» DATA SECTION
******************************

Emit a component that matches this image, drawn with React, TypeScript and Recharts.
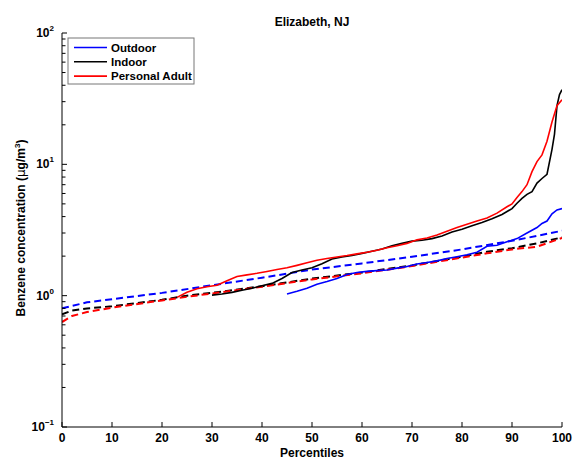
import React from "react"
import { LineChart, Line, XAxis, YAxis } from "recharts"

// measured percentiles (solid) [percentile, concentration]
const outdoor: [number, number][] = [
  [45, 1.03], [47, 1.08], [49, 1.14], [51, 1.22], [53, 1.28], [55, 1.35], [57, 1.45],
  [59, 1.5], [61, 1.53], [63, 1.55], [65, 1.57], [67, 1.62], [69, 1.67], [71, 1.74],
  [73, 1.79], [75, 1.84], [77, 1.92], [79, 1.98], [81, 2.05], [83, 2.14], [85, 2.38],
  [87, 2.42], [89, 2.57], [91, 2.72], [93, 3.0], [95, 3.3], [96, 3.55], [97, 3.7],
  [98, 4.2], [99, 4.5], [100, 4.6],
]
const indoor: [number, number][] = [
  [30, 1.01], [32, 1.03], [34, 1.06], [36, 1.1], [38, 1.14], [40, 1.19], [42, 1.24],
  [44, 1.35], [46, 1.5], [48, 1.57], [50, 1.63], [52, 1.75], [54, 1.9], [56, 1.97],
  [58, 2.02], [60, 2.1], [62, 2.18], [64, 2.27], [66, 2.4], [68, 2.5], [70, 2.6],
  [72, 2.64], [74, 2.72], [76, 2.85], [78, 3.05], [80, 3.2], [82, 3.4], [84, 3.6],
  [86, 3.85], [88, 4.15], [90, 4.6], [91, 5.05], [92, 5.5], [93, 5.9], [94, 6.2],
  [95, 7.2], [96, 7.8], [97, 8.4], [98, 13], [98.5, 17], [99, 28], [99.5, 34], [100, 37],
]
const personal: [number, number][] = [
  [23, 0.97], [25, 1.06], [27, 1.13], [29, 1.17], [31, 1.2], [33, 1.3], [35, 1.4],
  [37, 1.44], [39, 1.48], [41, 1.53], [43, 1.58], [45, 1.63], [47, 1.7], [49, 1.78],
  [51, 1.86], [53, 1.92], [55, 1.97], [57, 2.02], [59, 2.08], [61, 2.14], [63, 2.22],
  [65, 2.32], [67, 2.4], [69, 2.5], [71, 2.66], [73, 2.75], [75, 2.9], [77, 3.1],
  [79, 3.3], [81, 3.5], [83, 3.7], [85, 3.9], [87, 4.25], [89, 4.75], [90, 5.0],
  [91, 5.6], [92, 6.2], [93, 7.0], [94, 8.8], [95, 10.5], [96, 11.8], [97, 15],
  [98, 21], [99, 28], [100, 31],
]

// fitted distributions (dashed)
const outdoorFit: [number, number][] = [
  [0, 0.8], [5, 0.89], [10, 0.94], [20, 1.05], [30, 1.2], [40, 1.37], [50, 1.58],
  [60, 1.76], [70, 1.98], [80, 2.25], [90, 2.62], [95, 2.85], [100, 3.12],
]
const indoorFit: [number, number][] = [
  [0, 0.72], [2, 0.77], [5, 0.8], [10, 0.83], [20, 0.93], [25, 1.0], [30, 1.05], [40, 1.18],
  [50, 1.35], [60, 1.5], [70, 1.7], [80, 1.98], [85, 2.16], [90, 2.3], [95, 2.5], [100, 2.78],
]
const personalFit: [number, number][] = [
  [0, 0.63], [2, 0.7], [5, 0.75], [10, 0.81], [20, 0.92], [25, 0.98], [30, 1.04], [40, 1.17],
  [50, 1.33], [60, 1.48], [70, 1.68], [80, 1.95], [85, 2.1], [90, 2.25], [95, 2.36], [100, 2.75],
]

const xTicks = [0, 10, 20, 30, 40, 50, 60, 70, 80, 90, 100]
const yTicks: number[] = []
for (const d of [0.1, 1, 10]) for (let k = 1; k <= 9; k++) yTicks.push(+(d * k).toPrecision(3))
yTicks.push(100)

const legendItems = [
  { name: "Outdoor", color: "#0000ff" },
  { name: "Indoor", color: "#000000" },
  { name: "Personal Adult", color: "#ff0000" },
]

const toRows = (a: [number, number][]) => a.map(([p, v]) => ({ p, v }))

const FONT = "'Liberation Sans', Arial, Helvetica, sans-serif"

const isMajor = (v: number) => Math.abs(Math.log10(v) - Math.round(Math.log10(v))) < 1e-6

const LeftTick = (props: any) => {
  const { x, y, payload } = props
  const v = payload.value
  const major = isMajor(v)
  const e = Math.round(Math.log10(v))
  return (
    <g>
      <line x1={x} x2={x + (major ? 5 : 3.5)} y1={y} y2={y} stroke="#000" />
      {major && (
        <text x={x - 8} y={y + 4} textAnchor="end" fontFamily={FONT} fontWeight="bold" fontSize={12} fill="#000">
          10<tspan dy={-6} fontSize={8}>{e < 0 ? "\u22121" : String(e)}</tspan>
        </text>
      )}
    </g>
  )
}

const RightTick = (props: any) => {
  const { x, y, payload } = props
  const major = isMajor(payload.value)
  return <line x1={x} x2={x - (major ? 5 : 3.5)} y1={y} y2={y} stroke="#000" />
}

const BottomTick = (props: any) => {
  const { x, y, payload } = props
  return (
    <g>
      <line x1={x} x2={x} y1={y} y2={y - 5} stroke="#000" />
      <text x={x} y={y + 15} textAnchor="middle" fontFamily={FONT} fontWeight="bold" fontSize={12} fill="#000">
        {payload.value}
      </text>
    </g>
  )
}

const TopTick = (props: any) => {
  const { x, y } = props
  return <line x1={x} x2={x} y1={y} y2={y + 5} stroke="#000" />
}

export default function App() {
  return (
    <div style={{ position: "relative", width: 577, height: 461, background: "#fff" }}>
      <style>{`body{margin:0}`}</style>
      <LineChart width={577} height={461} margin={{ top: 33, right: 15, bottom: 0, left: 0 }}>
        <XAxis
          xAxisId="b"
          type="number"
          dataKey="p"
          domain={[0, 100]}
          ticks={xTicks}
          interval={0}
          height={34}
          tickSize={0}
          tickMargin={0}
          tick={<BottomTick />}
          axisLine={{ stroke: "#000" }}
          tickLine={false}
          allowDataOverflow
        />
        <XAxis
          xAxisId="t"
          orientation="top"
          type="number"
          dataKey="p"
          domain={[0, 100]}
          ticks={xTicks}
          interval={0}
          height={0}
          tickSize={0}
          tickMargin={0}
          tick={<TopTick />}
          axisLine={{ stroke: "#000" }}
          tickLine={false}
          allowDataOverflow
        />
        <YAxis
          yAxisId="l"
          scale="log"
          type="number"
          domain={[0.1, 100]}
          ticks={yTicks}
          interval={0}
          width={62}
          tickSize={0}
          tickMargin={0}
          tick={<LeftTick />}
          axisLine={{ stroke: "#000" }}
          tickLine={false}
          allowDataOverflow
        />
        <YAxis
          yAxisId="r"
          orientation="right"
          scale="log"
          type="number"
          domain={[0.1, 100]}
          ticks={yTicks}
          interval={0}
          width={0}
          tickSize={0}
          tickMargin={0}
          tick={<RightTick />}
          axisLine={{ stroke: "#000" }}
          tickLine={false}
          allowDataOverflow
        />
        <Line xAxisId="b" yAxisId="l" data={toRows(outdoorFit)} dataKey="v" stroke="#0000ff" strokeWidth={2} strokeDasharray="7 4" dot={false} isAnimationActive={false} />
        <Line xAxisId="b" yAxisId="l" data={toRows(indoorFit)} dataKey="v" stroke="#000000" strokeWidth={2} strokeDasharray="7 4" dot={false} isAnimationActive={false} />
        <Line xAxisId="b" yAxisId="l" data={toRows(personalFit)} dataKey="v" stroke="#ff0000" strokeWidth={2} strokeDasharray="7 4" dot={false} isAnimationActive={false} />
        <Line xAxisId="b" yAxisId="l" data={toRows(outdoor)} dataKey="v" stroke="#0000ff" strokeWidth={1.6} dot={false} isAnimationActive={false} />
        <Line xAxisId="b" yAxisId="l" data={toRows(indoor)} dataKey="v" stroke="#000000" strokeWidth={1.6} dot={false} isAnimationActive={false} />
        <Line xAxisId="b" yAxisId="l" data={toRows(personal)} dataKey="v" stroke="#ff0000" strokeWidth={1.6} dot={false} isAnimationActive={false} />
      </LineChart>
      <svg width={577} height={461} style={{ position: "absolute", left: 0, top: 0, pointerEvents: "none" }}>
        <text x={312} y={26} textAnchor="middle" fontFamily={FONT} fontWeight="bold" fontSize={12}>
          Elizabeth, NJ
        </text>
        <text x={312} y={457} textAnchor="middle" fontFamily={FONT} fontWeight="bold" fontSize={12}>
          Percentiles
        </text>
        <text transform="translate(25,228) rotate(-90)" textAnchor="middle" fontFamily={FONT} fontWeight="bold" fontSize={12}>
          Benzene concentration (<tspan fontWeight="normal" fontFamily="'DejaVu Sans', sans-serif">μ</tspan>g/m
          <tspan dy={-5} fontSize={8}>3</tspan>
          <tspan dy={5}>)</tspan>
        </text>
        <rect x={68} y={38} width={126} height={46} fill="#fff" stroke="#777" />
        {legendItems.map((it, i) => {
          const y = 47.5 + i * 14.3
          return (
            <g key={it.name}>
              <line x1={74} x2={107} y1={y} y2={y} stroke={it.color} strokeWidth={1.6} />
              <text x={111} y={y + 4} fontFamily={FONT} fontWeight="bold" fontSize={11.5}>
                {it.name}
              </text>
            </g>
          )
        })}
      </svg>
    </div>
  )
}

******************************

» STATED GOAL
Pull every line containing "React" from the data.

» ANSWER IN FULL
Emit a component that matches this image, drawn with React, TypeScript and Recharts.
import React from "react"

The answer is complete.